In languages like C++ or Java, just about every instruction involves a side-effect to the heap.

This is a problem because in the dawning multi-core, multi-processing world, every side-effect to the heap is in fact a broadcast operation to all other threads in the address space. This is expensive in hardware because cache snooping and cache coherency quickly become critical design and performance problems. This is equally expensive in software because in the multiprocessing context, every heap side-effect is a bug just waiting to happen — an open invitation to race conditions and datastructure corruption to come roost, costing agonizing weeks of debugging and then later showing up in the field anyhow.

At the other extreme, languages like Haskell ban heap side-effects completely, at least conceptually.

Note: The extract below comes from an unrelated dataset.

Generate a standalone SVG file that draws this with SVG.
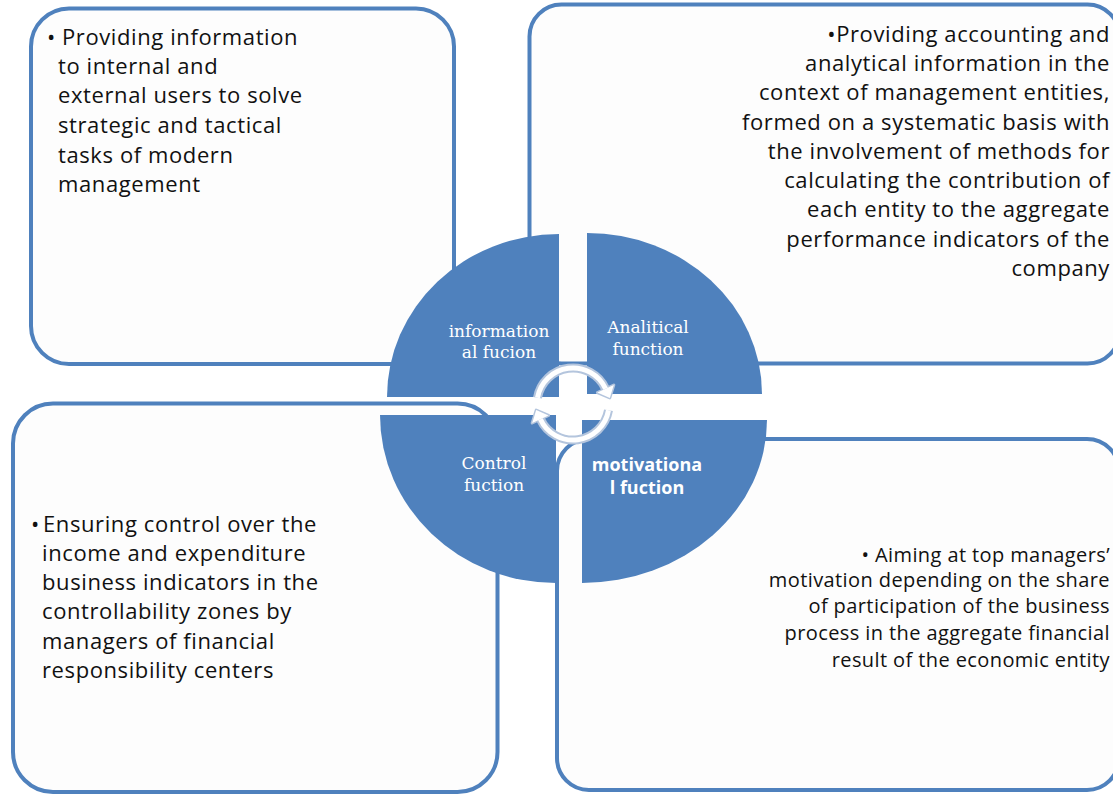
<svg xmlns="http://www.w3.org/2000/svg" width="1113" height="794" viewBox="0 0 1113 794">
<style>
.box{fill:#FDFDFD;stroke:#4F81BD;stroke-width:4}
.q{fill:#4F81BD}
.lbl{font-family:"DejaVu Serif",serif;font-size:17px;fill:#fff;text-anchor:middle}
.mot{font-family:"Open Sans","Noto Sans",sans-serif;font-weight:700;font-size:18px;fill:#fff;text-anchor:middle}
.t{font-family:"Open Sans","Noto Sans",sans-serif;font-size:22px;letter-spacing:0.6px;fill:#111}
.t4{font-family:"Open Sans","Noto Sans",sans-serif;font-size:20px;letter-spacing:0.4px;fill:#111;text-anchor:end}
.r{text-anchor:end}
.ringO{fill:none;stroke:#B4C5DD;stroke-width:9}
.ringI{fill:none;stroke:#fff;stroke-width:5}
.headO{fill:#B4C5DD;stroke:#B4C5DD;stroke-width:3;stroke-linejoin:round}
.headI{fill:#fff}
</style>
<rect width="1113" height="794" fill="#fff"/>
<g id="box-informational">
<rect class="box" x="31" y="8.5" width="423" height="355.5" rx="38"/>
<text class="t" x="47" y="45">•</text>
<text class="t" x="62" y="45">Providing information</text>
<text class="t" x="58" y="74">to internal and</text>
<text class="t" x="58" y="103">external users to solve</text>
<text class="t" x="58" y="133">strategic and tactical</text>
<text class="t" x="58" y="163">tasks of modern</text>
<text class="t" x="58" y="192">management</text>
</g>
<g id="box-analitical">
<rect class="box" x="529.5" y="4.5" width="590" height="359" rx="32"/>
<text class="t r" x="1110" y="42">•Providing accounting and</text>
<text class="t r" x="1110" y="71">analytical information in the</text>
<text class="t r" x="1110" y="100">context of management entities,</text>
<text class="t r" x="1110" y="130">formed on a systematic basis with</text>
<text class="t r" x="1110" y="159">the involvement of methods for</text>
<text class="t r" x="1110" y="188">calculating the contribution of</text>
<text class="t r" x="1110" y="217">each entity to the aggregate</text>
<text class="t r" x="1110" y="247">performance indicators of the</text>
<text class="t r" x="1110" y="276">company</text>
</g>
<g id="box-control">
<rect class="box" x="13" y="403.5" width="484.5" height="388.5" rx="40"/>
<text class="t" x="31" y="532">•</text>
<text class="t" x="43" y="532">Ensuring control over the</text>
<text class="t" x="42" y="561">income and expenditure</text>
<text class="t" x="42" y="590">business indicators in the</text>
<text class="t" x="42" y="619">controllability zones by</text>
<text class="t" x="42" y="649">managers of financial</text>
<text class="t" x="42" y="678">responsibility centers</text>
</g>
<g id="box-motivational">
<rect class="box" x="557" y="439" width="562" height="351" rx="32"/>
<text class="t4" x="1110" y="562">•  Aiming at top managers’</text>
<text class="t4" x="1110" y="587">motivation depending on the share</text>
<text class="t4" x="1110" y="613">of participation of the business</text>
<text class="t4" x="1110" y="640">process in the aggregate financial</text>
<text class="t4" x="1110" y="667">result of the economic entity</text>
</g>
<g id="node-informational">
<path class="q" d="M559,397 L387,397 A172,163 0 0 1 559,234 Z"/>
<text class="lbl" x="499" y="337">information</text>
<text class="lbl" x="499" y="358">al fucion</text>
</g>
<g id="node-analitical">
<path class="q" d="M587,394 L587,233 A175,161 0 0 1 762,394 Z"/>
<text class="lbl" x="648" y="333">Analitical</text>
<text class="lbl" x="648" y="355">function</text>
</g>
<g id="node-control">
<path class="q" d="M556,415 L556,583 A176,168 0 0 1 380,415 Z"/>
<text class="lbl" x="494" y="469">Control</text>
<text class="lbl" x="494" y="491">fuction</text>
</g>
<g id="node-motivational">
<path class="q" d="M582,420 L767,420 A185,163 0 0 1 582,583 Z"/>
<text class="mot" x="647" y="471">motivationa</text>
<text class="mot" x="647" y="494">l fuction</text>
</g>
<g id="connectors">
<path class="ringO" d="M537.5,397.7 A36,36 0 0 1 605.6,388.8"/>
<path class="ringO" d="M608.5,410.3 A36,36 0 0 1 540.4,419.2"/>
<polygon class="headO" points="613.8,385 609.8,397.9 597.4,392.6"/>
<polygon class="headO" points="532.2,423 536.2,410.1 548.6,415.4"/>
<path class="ringI" d="M537.5,397.7 A36,36 0 0 1 605.6,388.8"/>
<path class="ringI" d="M608.5,410.3 A36,36 0 0 1 540.4,419.2"/>
<polygon class="headI" points="613.8,385 609.8,397.9 597.4,392.6"/>
<polygon class="headI" points="532.2,423 536.2,410.1 548.6,415.4"/>
</g>
</svg>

This is a problem because for many problems, the best known algorithms require side effects. “Wearing the hair shirt” of complete abstinence from heap side-effects can quickly start to feel like an exercise in extremism.

Mythryl occupies a happy medium on the continuum between those two extremes. It uses side-effects where, and only where, they are clearly what is logically required. The typical C++ or Java program uses side effects about one hundred times more frequently than the typical Mythryl program.

As the number of cores per processor proceeds inevitably down the doubling curve from two to four to eight and beyond, and as programmers come under increasing pressure to make effective use of those cores in their programmers, it is a safe bet that the C++ and Java programmers will be spending about one hundred times more hours debugging race condition bugs. Not because they are stupider or less careful, just because their languages force them to take more risks.